• Required work: Leave out the pictures and retype only the lines from the opening line to the line that holds "const rSquaredLabel = 'R\u00B2 = 9.97E-01';", both ends included.
____
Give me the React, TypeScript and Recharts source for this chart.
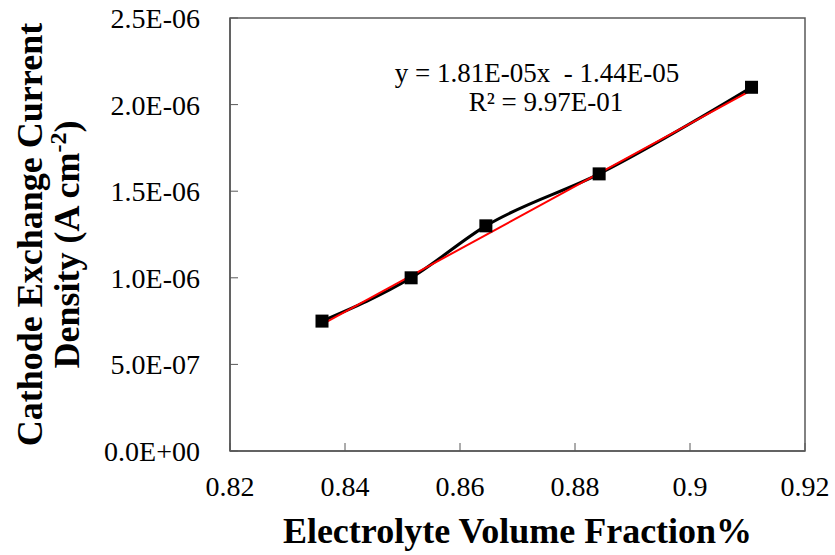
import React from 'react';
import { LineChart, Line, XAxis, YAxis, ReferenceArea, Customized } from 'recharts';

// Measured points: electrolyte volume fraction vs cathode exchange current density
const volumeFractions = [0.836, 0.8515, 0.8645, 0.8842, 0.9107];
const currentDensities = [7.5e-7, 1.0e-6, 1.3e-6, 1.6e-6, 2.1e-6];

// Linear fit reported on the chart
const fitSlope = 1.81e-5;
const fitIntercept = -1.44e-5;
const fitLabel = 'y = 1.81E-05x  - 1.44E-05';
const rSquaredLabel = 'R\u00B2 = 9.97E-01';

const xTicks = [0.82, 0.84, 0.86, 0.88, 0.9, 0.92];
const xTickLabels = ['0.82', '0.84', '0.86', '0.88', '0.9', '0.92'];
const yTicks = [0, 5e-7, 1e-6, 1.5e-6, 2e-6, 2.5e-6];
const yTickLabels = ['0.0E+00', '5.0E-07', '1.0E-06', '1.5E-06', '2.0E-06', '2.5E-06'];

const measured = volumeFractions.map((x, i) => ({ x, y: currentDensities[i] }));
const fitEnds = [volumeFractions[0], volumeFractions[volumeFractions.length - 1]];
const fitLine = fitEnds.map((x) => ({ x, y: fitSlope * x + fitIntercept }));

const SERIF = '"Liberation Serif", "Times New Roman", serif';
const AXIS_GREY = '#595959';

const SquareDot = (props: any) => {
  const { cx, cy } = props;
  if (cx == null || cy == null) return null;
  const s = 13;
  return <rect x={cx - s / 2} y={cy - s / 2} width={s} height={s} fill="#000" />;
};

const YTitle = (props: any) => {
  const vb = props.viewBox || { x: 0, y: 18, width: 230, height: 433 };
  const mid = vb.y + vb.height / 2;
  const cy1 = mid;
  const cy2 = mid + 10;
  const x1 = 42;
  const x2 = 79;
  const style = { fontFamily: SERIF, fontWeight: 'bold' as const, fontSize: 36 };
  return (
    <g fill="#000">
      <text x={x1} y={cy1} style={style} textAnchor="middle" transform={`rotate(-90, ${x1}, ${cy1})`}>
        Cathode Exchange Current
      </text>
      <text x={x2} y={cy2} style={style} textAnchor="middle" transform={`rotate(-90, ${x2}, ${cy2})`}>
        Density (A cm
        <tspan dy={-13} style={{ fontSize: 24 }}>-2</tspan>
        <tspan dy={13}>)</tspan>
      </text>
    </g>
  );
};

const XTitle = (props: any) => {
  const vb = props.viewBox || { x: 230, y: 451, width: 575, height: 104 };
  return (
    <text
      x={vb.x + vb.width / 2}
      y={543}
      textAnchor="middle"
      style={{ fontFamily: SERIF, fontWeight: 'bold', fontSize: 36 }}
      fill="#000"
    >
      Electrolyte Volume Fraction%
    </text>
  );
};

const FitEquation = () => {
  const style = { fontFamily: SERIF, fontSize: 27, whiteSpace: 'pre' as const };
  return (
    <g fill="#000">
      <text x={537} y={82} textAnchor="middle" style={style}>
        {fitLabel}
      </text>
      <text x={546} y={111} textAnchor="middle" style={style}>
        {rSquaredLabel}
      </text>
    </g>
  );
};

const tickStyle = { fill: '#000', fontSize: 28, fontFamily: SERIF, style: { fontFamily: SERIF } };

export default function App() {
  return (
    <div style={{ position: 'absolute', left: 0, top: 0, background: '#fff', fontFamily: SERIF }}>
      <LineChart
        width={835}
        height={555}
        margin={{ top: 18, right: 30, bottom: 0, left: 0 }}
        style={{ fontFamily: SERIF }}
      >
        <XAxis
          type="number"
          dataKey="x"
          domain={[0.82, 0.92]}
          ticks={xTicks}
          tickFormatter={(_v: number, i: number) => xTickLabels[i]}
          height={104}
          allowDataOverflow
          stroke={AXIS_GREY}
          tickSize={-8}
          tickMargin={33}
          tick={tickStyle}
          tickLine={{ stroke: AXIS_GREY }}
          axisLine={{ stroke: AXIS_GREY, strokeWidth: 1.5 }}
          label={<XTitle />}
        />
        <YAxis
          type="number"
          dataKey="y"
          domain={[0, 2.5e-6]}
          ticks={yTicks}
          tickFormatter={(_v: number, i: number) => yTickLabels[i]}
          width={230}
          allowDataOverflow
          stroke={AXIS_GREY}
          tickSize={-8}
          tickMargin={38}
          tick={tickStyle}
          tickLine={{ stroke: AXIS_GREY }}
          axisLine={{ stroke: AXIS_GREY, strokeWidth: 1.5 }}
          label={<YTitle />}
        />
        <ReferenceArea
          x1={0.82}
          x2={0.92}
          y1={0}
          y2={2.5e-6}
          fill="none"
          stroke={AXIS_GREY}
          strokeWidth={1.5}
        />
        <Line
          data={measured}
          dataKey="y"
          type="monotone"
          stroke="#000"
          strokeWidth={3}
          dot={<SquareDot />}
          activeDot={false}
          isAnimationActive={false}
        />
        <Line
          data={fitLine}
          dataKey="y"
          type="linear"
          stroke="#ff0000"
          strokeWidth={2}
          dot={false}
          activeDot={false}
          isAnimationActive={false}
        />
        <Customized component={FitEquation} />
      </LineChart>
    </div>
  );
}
____
• Task result:
Give me the React, TypeScript and Recharts source for this chart.
import React from 'react';
import { LineChart, Line, XAxis, YAxis, ReferenceArea, Customized } from 'recharts';

// Measured points: electrolyte volume fraction vs cathode exchange current density
const volumeFractions = [0.836, 0.8515, 0.8645, 0.8842, 0.9107];
const currentDensities = [7.5e-7, 1.0e-6, 1.3e-6, 1.6e-6, 2.1e-6];

// Linear fit reported on the chart
const fitSlope = 1.81e-5;
const fitIntercept = -1.44e-5;
const fitLabel = 'y = 1.81E-05x  - 1.44E-05';
const rSquaredLabel = 'R\u00B2 = 9.97E-01';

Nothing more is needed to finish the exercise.